From a risk-first defensive framework, the Kangan event should be classified as a "high noise, low signal" anomaly. The real value is not in predicting oil or Bitcoin reactions, but in stress-testing our own processes. How many readers verified the report against Reuters, AP, or the US Central Command's Twitter feed? How many checked whether any Iranian state media confirmed a strike? If the answer is few, then we have a vulnerability that can be exploited repeatedly.

Based on my work on the Layer2 ZK-rollup specification, where we spent months optimizing proof generation to reduce costs by 30%, I know that reliability comes from redundancy and cross-validation. The same principle applies to news: don't rely on a single prover. Use multiple sources, check timestamps, and most importantly, understand the incentive structure of the publisher. Crypto Briefing profits from clicks and engagement. A sensational military headline, regardless of truth, drives traffic. Their incentive is not aligned with your portfolio safety.

Let me offer a contrarian angle: the Kangan report, if proven false, is actually a healthy sign. It shows that the crypto market is maturing to the point where it can absorb a fake geopolitical shock without cascading failures. The brief dip and quick recovery suggest that automated market makers and derivatives exchanges have built-in circuit breakers—not just in code, but in liquidity depth. However, we must not be complacent. Building trust through rigorous, unseen diligence is an ongoing process. The next report might come from a more credible-looking domain, with AI-generated images or fabricated satellite data. The attack surface is widening.

In my analysis of the MakerDAO liquidation engine back in 2018, I identified race conditions that could drain funds during high volatility. The fix was to add a timeout and require multiple oracle confirmations. Similarly, our information immune system needs a timeout—a deliberate delay between seeing a headline and reacting. The 30-second pause before clicking "sell" could save more value than any trading algorithm.
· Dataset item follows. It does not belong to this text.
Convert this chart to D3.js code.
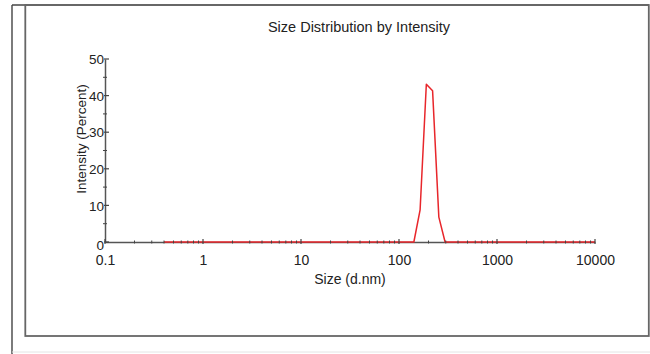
<!DOCTYPE html>
<html>
<head>
<meta charset="utf-8">
<script src="https://cdn.jsdelivr.net/npm/d3@7"></script>
<style>
  body { margin: 0; background: #fff; }
  svg { display: block; font-family: "Liberation Sans", Arial, sans-serif; }
</style>
</head>
<body>
<div id="chart"></div>
<script>
// size classes (d.nm), 70 log-spaced bins
const sizes = [
  0.4, 0.4632, 0.5365, 0.6213, 0.7195, 0.8332, 0.9649, 1.117, 1.294, 1.499,
  1.736, 2.01, 2.328, 2.696, 3.122, 3.615, 4.187, 4.849, 5.615, 6.503,
  7.531, 8.721, 10.1, 11.7, 13.54, 15.69, 18.17, 21.04, 24.36, 28.21,
  32.67, 37.84, 43.82, 50.75, 58.77, 68.06, 78.82, 91.28, 105.7, 122.4,
  141.8, 164.2, 190.1, 220.2, 255.0, 295.3, 342.0, 396.1, 458.7, 531.2,
  615.1, 712.4, 825.0, 955.4, 1106, 1281, 1484, 1718, 1990, 2305,
  2669, 3091, 3580, 4145, 4801, 5560, 6439, 7456, 8635, 10000,
];

// intensity (%) per size class
const intensity = [
  0, 0, 0, 0, 0, 0, 0, 0, 0, 0,
  0, 0, 0, 0, 0, 0, 0, 0, 0, 0,
  0, 0, 0, 0, 0, 0, 0, 0, 0, 0,
  0, 0, 0, 0, 0, 0, 0, 0, 0, 0,
  0, 8.8, 43.1, 41.3, 6.8, 0, 0, 0, 0, 0,
  0, 0, 0, 0, 0, 0, 0, 0, 0, 0,
  0, 0, 0, 0, 0, 0, 0, 0, 0, 0,
];

const xMajor = [0.1, 1, 10, 100, 1000, 10000];
const xMinor = [
  0.2, 0.3, 0.4, 0.5, 0.6, 0.7, 0.8, 0.9,
  2, 3, 4, 5, 6, 7, 8, 9,
  20, 30, 40, 50, 60, 70, 80, 90,
  200, 300, 400, 500, 600, 700, 800, 900,
  2000, 3000, 4000, 5000, 6000, 7000, 8000, 9000,
];
const yMajor = [0, 10, 20, 30, 40, 50];
const yMinor = [5, 15, 25, 35, 45];

const width = 650;
const height = 354;
const margin = { top: 59, right: 55, bottom: 112, left: 105 };

const svg = d3.select('#chart').append('svg')
  .attr('width', width)
  .attr('height', height)
  .attr('viewBox', [0, 0, width, height]);

/* FRAME */

svg.append('line')
  .attr('x1', 12).attr('x2', 12).attr('y1', 5).attr('y2', height)
  .attr('stroke', '#444').attr('stroke-width', 1.4);
svg.append('line')
  .attr('x1', 12).attr('x2', 649).attr('y1', 5).attr('y2', 5)
  .attr('stroke', '#444').attr('stroke-width', 1.4);
svg.append('rect')
  .attr('x', 25.3).attr('y', 5)
  .attr('width', 623.5).attr('height', 331)
  .attr('fill', 'none').attr('stroke', '#666').attr('stroke-width', 1.8);
svg.append('line')
  .attr('x1', 12).attr('x2', width).attr('y1', 352).attr('y2', 352)
  .attr('stroke', '#e4e4e4').attr('stroke-width', 1);

/* SCALES */

const x = d3.scaleLog()
  .domain([0.1, 10000])
  .range([margin.left, width - margin.right]);

const y = d3.scaleLinear()
  .domain([0, 50])
  .range([height - margin.bottom, margin.top]);

const y0 = y(0);

/* AXES */

const xAxis = (g) => g
  .attr('transform', `translate(0, ${y0})`)
  .call(d3.axisBottom(x)
    .tickValues(xMajor)
    .tickFormat((d) => String(d))
    .tickSize(0)
    .tickPadding(13))
  .call(() => g.select('.domain').attr('stroke', '#555').attr('stroke-width', 1.5))
  .call(() => g.selectAll('.tick text')
    .attr('font-size', 14)
    .attr('fill', '#222'));

const yAxis = (g) => g
  .attr('transform', `translate(${margin.left}, 0)`)
  .call(d3.axisLeft(y)
    .tickValues(yMajor)
    .tickSize(0)
    .tickPadding(1))
  .call(() => g.select('.domain').attr('stroke', '#555').attr('stroke-width', 1.5))
  .call(() => g.selectAll('.tick text')
    .attr('font-size', 13.5)
    .attr('fill', '#222')
    .attr('dy', (d) => (d === 0 ? '0.55em' : '0.35em')));

svg.append('g').call(xAxis);
svg.append('g').call(yAxis);

/* DATA LINE */

const line = d3.line()
  .x((d, i) => x(sizes[i]))
  .y((d) => y(d));

svg.append('path')
  .datum(intensity)
  .attr('fill', 'none')
  .attr('stroke', '#e8262b')
  .attr('stroke-width', 1.5)
  .attr('stroke-linejoin', 'round')
  .attr('d', line);

/* TICK MARKS (drawn over the line) */

const ticks = svg.append('g').attr('stroke', '#444');

ticks.selectAll('.xmaj')
  .data(xMajor)
  .join('line')
  .attr('x1', (d) => x(d)).attr('x2', (d) => x(d))
  .attr('y1', y0 - 3).attr('y2', y0 + 2)
  .attr('stroke-width', 1.2);

ticks.selectAll('.xmin')
  .data(xMinor)
  .join('line')
  .attr('x1', (d) => x(d)).attr('x2', (d) => x(d))
  .attr('y1', y0 - 1.5).attr('y2', y0 + 1.5)
  .attr('stroke-width', 1);

ticks.selectAll('.ymaj')
  .data(yMajor)
  .join('line')
  .attr('x1', margin.left - 1).attr('x2', margin.left + 4)
  .attr('y1', (d) => y(d)).attr('y2', (d) => y(d))
  .attr('stroke-width', 1.2);

ticks.selectAll('.ymin')
  .data(yMinor)
  .join('line')
  .attr('x1', margin.left - 2).attr('x2', margin.left + 2)
  .attr('y1', (d) => y(d)).attr('y2', (d) => y(d))
  .attr('stroke-width', 1);

/* TITLES */

svg.append('text')
  .attr('x', 359)
  .attr('y', 32)
  .attr('text-anchor', 'middle')
  .attr('font-size', 14.5)
  .attr('fill', '#222')
  .text('Size Distribution by Intensity');

svg.append('text')
  .attr('x', (x(0.1) + x(10000)) / 2)
  .attr('y', 284)
  .attr('text-anchor', 'middle')
  .attr('font-size', 14)
  .attr('fill', '#222')
  .text('Size (d.nm)');

svg.append('text')
  .attr('transform', 'translate(86, 139) rotate(-90)')
  .attr('text-anchor', 'middle')
  .attr('font-size', 13.5)
  .attr('fill', '#222')
  .text('Intensity (Percent)');
</script>
</body>
</html>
The Kangan strike, whether real or phantom, exposes a hidden layer of risk that most crypto users overlook: the risk of information asymmetry between those who can verify and those who cannot. Institutional players have dedicated OSINT teams and direct access to government contacts. Retail traders have Twitter and Telegram groups. That gap is where exploitation happens.

Looking forward, I suspect that the next bear market will not be triggered by a protocol exploit or a regulatory crackdown, but by a cascading information cascade—a single, well-placed piece of grey propaganda that causes a coordinated sell-off. The Kangan report is a drill. We passed this time, but only because the source was obviously unreliable. The real test will come when the source looks legitimate.

So, what is the takeaway? Not a call to buy or sell, but a call to audit your own information consumption pipeline. Verify before acting. The most secure Layer2 is useless if the user makes decisions based on unverified data. In a world of infinite noise, quietly securing the layers beneath the hype is not just a personal habit—it's a system requirement for the entire ecosystem.